Provided material:
= = =
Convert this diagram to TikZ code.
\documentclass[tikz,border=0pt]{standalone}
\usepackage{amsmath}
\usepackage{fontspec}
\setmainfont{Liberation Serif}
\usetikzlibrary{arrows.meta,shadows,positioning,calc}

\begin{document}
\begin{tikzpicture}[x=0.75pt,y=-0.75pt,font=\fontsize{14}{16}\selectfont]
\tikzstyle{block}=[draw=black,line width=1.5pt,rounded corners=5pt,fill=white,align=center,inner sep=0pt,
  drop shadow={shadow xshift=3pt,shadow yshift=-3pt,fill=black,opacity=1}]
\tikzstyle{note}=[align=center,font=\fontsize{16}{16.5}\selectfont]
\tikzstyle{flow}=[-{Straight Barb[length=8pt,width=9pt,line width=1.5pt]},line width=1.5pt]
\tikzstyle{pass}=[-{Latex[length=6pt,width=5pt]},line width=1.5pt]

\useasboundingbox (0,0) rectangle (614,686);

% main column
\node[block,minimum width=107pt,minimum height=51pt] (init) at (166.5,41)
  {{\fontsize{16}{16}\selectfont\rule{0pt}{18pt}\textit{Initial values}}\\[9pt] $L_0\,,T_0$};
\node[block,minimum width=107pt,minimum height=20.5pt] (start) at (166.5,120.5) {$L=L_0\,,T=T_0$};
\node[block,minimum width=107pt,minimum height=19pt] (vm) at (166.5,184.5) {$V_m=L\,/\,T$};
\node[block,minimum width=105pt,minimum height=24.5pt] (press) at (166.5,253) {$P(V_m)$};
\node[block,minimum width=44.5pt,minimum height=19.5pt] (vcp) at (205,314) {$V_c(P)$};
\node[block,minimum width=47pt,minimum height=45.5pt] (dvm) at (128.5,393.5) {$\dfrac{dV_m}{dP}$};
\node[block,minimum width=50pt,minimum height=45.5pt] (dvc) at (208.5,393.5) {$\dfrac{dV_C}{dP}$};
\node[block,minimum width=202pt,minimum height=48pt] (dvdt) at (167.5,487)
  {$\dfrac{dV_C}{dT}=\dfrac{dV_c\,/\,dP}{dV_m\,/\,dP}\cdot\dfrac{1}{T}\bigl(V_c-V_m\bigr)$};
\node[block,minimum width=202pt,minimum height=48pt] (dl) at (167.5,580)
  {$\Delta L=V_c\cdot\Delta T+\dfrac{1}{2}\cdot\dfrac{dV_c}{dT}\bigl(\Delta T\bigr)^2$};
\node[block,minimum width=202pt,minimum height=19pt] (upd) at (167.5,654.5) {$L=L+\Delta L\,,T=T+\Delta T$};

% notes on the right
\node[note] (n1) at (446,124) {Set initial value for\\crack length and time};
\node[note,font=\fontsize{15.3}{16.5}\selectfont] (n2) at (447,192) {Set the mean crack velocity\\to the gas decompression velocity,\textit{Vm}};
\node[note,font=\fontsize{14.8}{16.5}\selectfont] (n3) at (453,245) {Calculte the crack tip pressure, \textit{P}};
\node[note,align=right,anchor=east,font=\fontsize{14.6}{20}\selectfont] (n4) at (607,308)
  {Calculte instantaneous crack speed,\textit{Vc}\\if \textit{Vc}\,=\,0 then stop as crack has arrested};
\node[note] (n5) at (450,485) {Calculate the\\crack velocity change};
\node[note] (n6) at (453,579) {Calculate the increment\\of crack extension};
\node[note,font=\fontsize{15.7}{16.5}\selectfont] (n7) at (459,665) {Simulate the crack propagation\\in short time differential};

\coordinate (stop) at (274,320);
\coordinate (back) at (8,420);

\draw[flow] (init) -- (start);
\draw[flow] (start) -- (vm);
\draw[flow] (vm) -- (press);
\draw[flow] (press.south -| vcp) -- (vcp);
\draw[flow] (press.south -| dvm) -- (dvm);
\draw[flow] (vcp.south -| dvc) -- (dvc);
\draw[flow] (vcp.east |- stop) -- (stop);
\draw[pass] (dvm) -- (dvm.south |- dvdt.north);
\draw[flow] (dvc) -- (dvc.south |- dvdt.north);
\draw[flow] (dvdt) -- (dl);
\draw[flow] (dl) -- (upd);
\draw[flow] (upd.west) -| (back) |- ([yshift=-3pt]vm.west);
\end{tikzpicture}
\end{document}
= = =
Short task: Write the material out again word for word.

Result of this exercise:
Convert this diagram to TikZ code.
\documentclass[tikz,border=0pt]{standalone}
\usepackage{amsmath}
\usepackage{fontspec}
\setmainfont{Liberation Serif}
\usetikzlibrary{arrows.meta,shadows,positioning,calc}

\begin{document}
\begin{tikzpicture}[x=0.75pt,y=-0.75pt,font=\fontsize{14}{16}\selectfont]
\tikzstyle{block}=[draw=black,line width=1.5pt,rounded corners=5pt,fill=white,align=center,inner sep=0pt,
  drop shadow={shadow xshift=3pt,shadow yshift=-3pt,fill=black,opacity=1}]
\tikzstyle{note}=[align=center,font=\fontsize{16}{16.5}\selectfont]
\tikzstyle{flow}=[-{Straight Barb[length=8pt,width=9pt,line width=1.5pt]},line width=1.5pt]
\tikzstyle{pass}=[-{Latex[length=6pt,width=5pt]},line width=1.5pt]

\useasboundingbox (0,0) rectangle (614,686);

% main column
\node[block,minimum width=107pt,minimum height=51pt] (init) at (166.5,41)
  {{\fontsize{16}{16}\selectfont\rule{0pt}{18pt}\textit{Initial values}}\\[9pt] $L_0\,,T_0$};
\node[block,minimum width=107pt,minimum height=20.5pt] (start) at (166.5,120.5) {$L=L_0\,,T=T_0$};
\node[block,minimum width=107pt,minimum height=19pt] (vm) at (166.5,184.5) {$V_m=L\,/\,T$};
\node[block,minimum width=105pt,minimum height=24.5pt] (press) at (166.5,253) {$P(V_m)$};
\node[block,minimum width=44.5pt,minimum height=19.5pt] (vcp) at (205,314) {$V_c(P)$};
\node[block,minimum width=47pt,minimum height=45.5pt] (dvm) at (128.5,393.5) {$\dfrac{dV_m}{dP}$};
\node[block,minimum width=50pt,minimum height=45.5pt] (dvc) at (208.5,393.5) {$\dfrac{dV_C}{dP}$};
\node[block,minimum width=202pt,minimum height=48pt] (dvdt) at (167.5,487)
  {$\dfrac{dV_C}{dT}=\dfrac{dV_c\,/\,dP}{dV_m\,/\,dP}\cdot\dfrac{1}{T}\bigl(V_c-V_m\bigr)$};
\node[block,minimum width=202pt,minimum height=48pt] (dl) at (167.5,580)
  {$\Delta L=V_c\cdot\Delta T+\dfrac{1}{2}\cdot\dfrac{dV_c}{dT}\bigl(\Delta T\bigr)^2$};
\node[block,minimum width=202pt,minimum height=19pt] (upd) at (167.5,654.5) {$L=L+\Delta L\,,T=T+\Delta T$};

% notes on the right
\node[note] (n1) at (446,124) {Set initial value for\\crack length and time};
\node[note,font=\fontsize{15.3}{16.5}\selectfont] (n2) at (447,192) {Set the mean crack velocity\\to the gas decompression velocity,\textit{Vm}};
\node[note,font=\fontsize{14.8}{16.5}\selectfont] (n3) at (453,245) {Calculte the crack tip pressure, \textit{P}};
\node[note,align=right,anchor=east,font=\fontsize{14.6}{20}\selectfont] (n4) at (607,308)
  {Calculte instantaneous crack speed,\textit{Vc}\\if \textit{Vc}\,=\,0 then stop as crack has arrested};
\node[note] (n5) at (450,485) {Calculate the\\crack velocity change};
\node[note] (n6) at (453,579) {Calculate the increment\\of crack extension};
\node[note,font=\fontsize{15.7}{16.5}\selectfont] (n7) at (459,665) {Simulate the crack propagation\\in short time differential};

\coordinate (stop) at (274,320);
\coordinate (back) at (8,420);

\draw[flow] (init) -- (start);
\draw[flow] (start) -- (vm);
\draw[flow] (vm) -- (press);
\draw[flow] (press.south -| vcp) -- (vcp);
\draw[flow] (press.south -| dvm) -- (dvm);
\draw[flow] (vcp.south -| dvc) -- (dvc);
\draw[flow] (vcp.east |- stop) -- (stop);
\draw[pass] (dvm) -- (dvm.south |- dvdt.north);
\draw[flow] (dvc) -- (dvc.south |- dvdt.north);
\draw[flow] (dvdt) -- (dl);
\draw[flow] (dl) -- (upd);
\draw[flow] (upd.west) -| (back) |- ([yshift=-3pt]vm.west);
\end{tikzpicture}
\end{document}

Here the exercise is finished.